U.S. President George W. Bush continues to seek support for his tough stand against Iraq, making his case in person to Canadian Prime Minister Jean Chretien and telephoning other world leaders. The diplomatic push comes just days before Mr. Bush is scheduled to discuss Iraq in a major speech to the United Nations.
Canada is one of America's closest allies. But Prime Minister Chretien leaves no doubt he is skeptical about the need for military action against Iraq.
He said he went into the meeting ready to listen, perhaps to get a preview of the arguments Mr. Bush will put before the United Nations on Thursday. White House Spokesman Ari Fleischer told reporters after the talks that the president made no specific requests for support, and the Canadian leader made no commitments.
The president and the prime minister met in Detroit, Michigan, not far from the U.S.-Canada border. They talked about Iraq in private. In public, they focused on border security.
At a joint appearance near a border crossing, President Bush spoke about the need to balance security concerns with the desire to expedite cross-border commerce.
"The ties of trade and travel and family between America and Canada are closer than ever," he said. "And our countries are better for it. Yet nearly a year ago, we saw the terrorists - cold blooded killers - using our openness, the openness of our societies against us."
Security on the border was tightened after the September 11 terrorist attacks. Mr. Bush said they are now taking steps to speed up border crossings for pre-approved cargo and passengers, so inspectors can "focus on the greatest risks, not on legitimate trade and travel. We want their time focused on stopping terror."
Prime Minister Chretien said the goal of terrorists everywhere is to create fear. But he said freedom is "a stubborn thing." And he vowed the defenders of freedom will prevail.
"On Wednesday, we will mark the solemn anniversary of a terrible day," said Prime Minister Chretien. "But let us celebrate today together the ingenuity and resolve that Canada and the United States have shown to ensure that our people can get on with their daily lives and our businesses can get on with business free from fear."

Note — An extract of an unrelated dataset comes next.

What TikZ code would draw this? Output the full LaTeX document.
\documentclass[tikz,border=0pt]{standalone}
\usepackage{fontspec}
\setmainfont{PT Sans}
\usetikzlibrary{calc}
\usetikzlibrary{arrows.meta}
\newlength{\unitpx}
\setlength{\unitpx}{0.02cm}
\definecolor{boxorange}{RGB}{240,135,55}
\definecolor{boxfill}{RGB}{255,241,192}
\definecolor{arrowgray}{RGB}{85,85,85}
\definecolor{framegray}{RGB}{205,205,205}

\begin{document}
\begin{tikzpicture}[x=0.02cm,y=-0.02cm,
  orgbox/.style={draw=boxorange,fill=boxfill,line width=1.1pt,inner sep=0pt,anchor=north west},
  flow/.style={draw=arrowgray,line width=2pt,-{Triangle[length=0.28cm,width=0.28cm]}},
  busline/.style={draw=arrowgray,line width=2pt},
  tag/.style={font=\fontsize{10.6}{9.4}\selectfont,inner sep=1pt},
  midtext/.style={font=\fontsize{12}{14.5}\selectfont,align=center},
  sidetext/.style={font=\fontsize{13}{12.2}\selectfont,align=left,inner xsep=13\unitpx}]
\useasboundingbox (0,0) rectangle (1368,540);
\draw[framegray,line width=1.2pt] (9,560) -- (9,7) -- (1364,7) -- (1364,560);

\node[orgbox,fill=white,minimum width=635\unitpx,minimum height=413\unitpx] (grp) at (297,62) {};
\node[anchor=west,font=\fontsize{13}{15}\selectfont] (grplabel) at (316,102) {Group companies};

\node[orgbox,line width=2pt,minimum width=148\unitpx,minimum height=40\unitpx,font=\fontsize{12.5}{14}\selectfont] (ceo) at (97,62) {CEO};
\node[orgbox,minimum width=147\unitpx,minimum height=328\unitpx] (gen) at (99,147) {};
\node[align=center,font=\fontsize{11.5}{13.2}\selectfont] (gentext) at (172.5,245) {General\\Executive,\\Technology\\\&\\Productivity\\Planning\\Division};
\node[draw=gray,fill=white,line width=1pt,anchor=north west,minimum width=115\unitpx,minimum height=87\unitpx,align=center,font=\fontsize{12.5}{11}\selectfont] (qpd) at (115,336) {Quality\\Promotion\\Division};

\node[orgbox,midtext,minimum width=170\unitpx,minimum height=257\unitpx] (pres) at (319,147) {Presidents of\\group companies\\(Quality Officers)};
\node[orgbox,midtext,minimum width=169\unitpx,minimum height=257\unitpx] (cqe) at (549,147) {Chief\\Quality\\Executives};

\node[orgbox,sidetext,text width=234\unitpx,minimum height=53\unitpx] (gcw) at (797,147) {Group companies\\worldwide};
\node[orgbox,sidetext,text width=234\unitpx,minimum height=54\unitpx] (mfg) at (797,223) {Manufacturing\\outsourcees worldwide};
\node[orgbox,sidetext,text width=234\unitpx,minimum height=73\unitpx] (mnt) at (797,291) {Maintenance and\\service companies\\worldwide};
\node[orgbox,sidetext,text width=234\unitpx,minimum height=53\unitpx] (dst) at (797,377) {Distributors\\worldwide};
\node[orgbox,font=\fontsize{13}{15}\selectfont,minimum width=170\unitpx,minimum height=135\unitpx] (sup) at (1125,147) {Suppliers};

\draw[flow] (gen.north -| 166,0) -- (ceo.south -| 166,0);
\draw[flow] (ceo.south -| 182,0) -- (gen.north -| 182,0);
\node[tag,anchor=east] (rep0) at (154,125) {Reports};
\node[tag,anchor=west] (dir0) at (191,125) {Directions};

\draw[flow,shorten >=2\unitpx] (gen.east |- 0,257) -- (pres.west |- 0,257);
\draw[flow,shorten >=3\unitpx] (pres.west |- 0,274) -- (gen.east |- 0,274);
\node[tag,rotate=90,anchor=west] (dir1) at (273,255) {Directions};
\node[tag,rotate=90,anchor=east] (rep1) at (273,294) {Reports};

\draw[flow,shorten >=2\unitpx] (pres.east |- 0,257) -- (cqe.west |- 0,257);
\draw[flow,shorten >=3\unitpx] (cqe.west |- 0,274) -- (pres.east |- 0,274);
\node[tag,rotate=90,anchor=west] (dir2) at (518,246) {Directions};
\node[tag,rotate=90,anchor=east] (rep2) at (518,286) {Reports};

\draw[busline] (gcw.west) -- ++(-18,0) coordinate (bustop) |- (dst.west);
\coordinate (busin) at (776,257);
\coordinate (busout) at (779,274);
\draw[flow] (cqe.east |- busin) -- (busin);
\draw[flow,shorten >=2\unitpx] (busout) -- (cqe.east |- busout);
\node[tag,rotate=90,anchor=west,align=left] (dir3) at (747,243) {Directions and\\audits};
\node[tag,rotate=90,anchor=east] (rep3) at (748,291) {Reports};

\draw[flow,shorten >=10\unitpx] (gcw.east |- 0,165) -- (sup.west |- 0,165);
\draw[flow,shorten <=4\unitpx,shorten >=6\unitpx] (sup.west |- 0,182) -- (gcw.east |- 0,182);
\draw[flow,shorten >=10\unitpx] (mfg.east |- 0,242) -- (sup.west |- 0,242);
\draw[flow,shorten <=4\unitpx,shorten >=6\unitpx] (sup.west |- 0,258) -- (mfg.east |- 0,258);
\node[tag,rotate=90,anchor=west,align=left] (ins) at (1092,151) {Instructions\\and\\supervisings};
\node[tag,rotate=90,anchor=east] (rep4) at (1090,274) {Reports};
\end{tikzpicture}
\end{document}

During the flight from Washington to Detroit, White House Spokesman Ari Fleischer said President Bush was making a number of calls during the day to leaders in Egypt, Turkey and Saudi Arabia, as well as the Secretary General of the U.N., the Secretary General of NATO, and the prime minister of Denmark, who currently holds the presidency of the European Union.
Mr. Fleischer was then asked by reporters about an idea put forward by French President Jacques Chirac in an interview with The New York Times. Mr. Chirac suggested a two-stage plan for dealing with Iraq through the United Nations that could lead to the authorization of military force if Baghdad refuses to admit weapon inspectors.
The White House Spokesman said the comments of the French President indicate movement on the part of the international community to toughen U.N. resolutions against Iraq.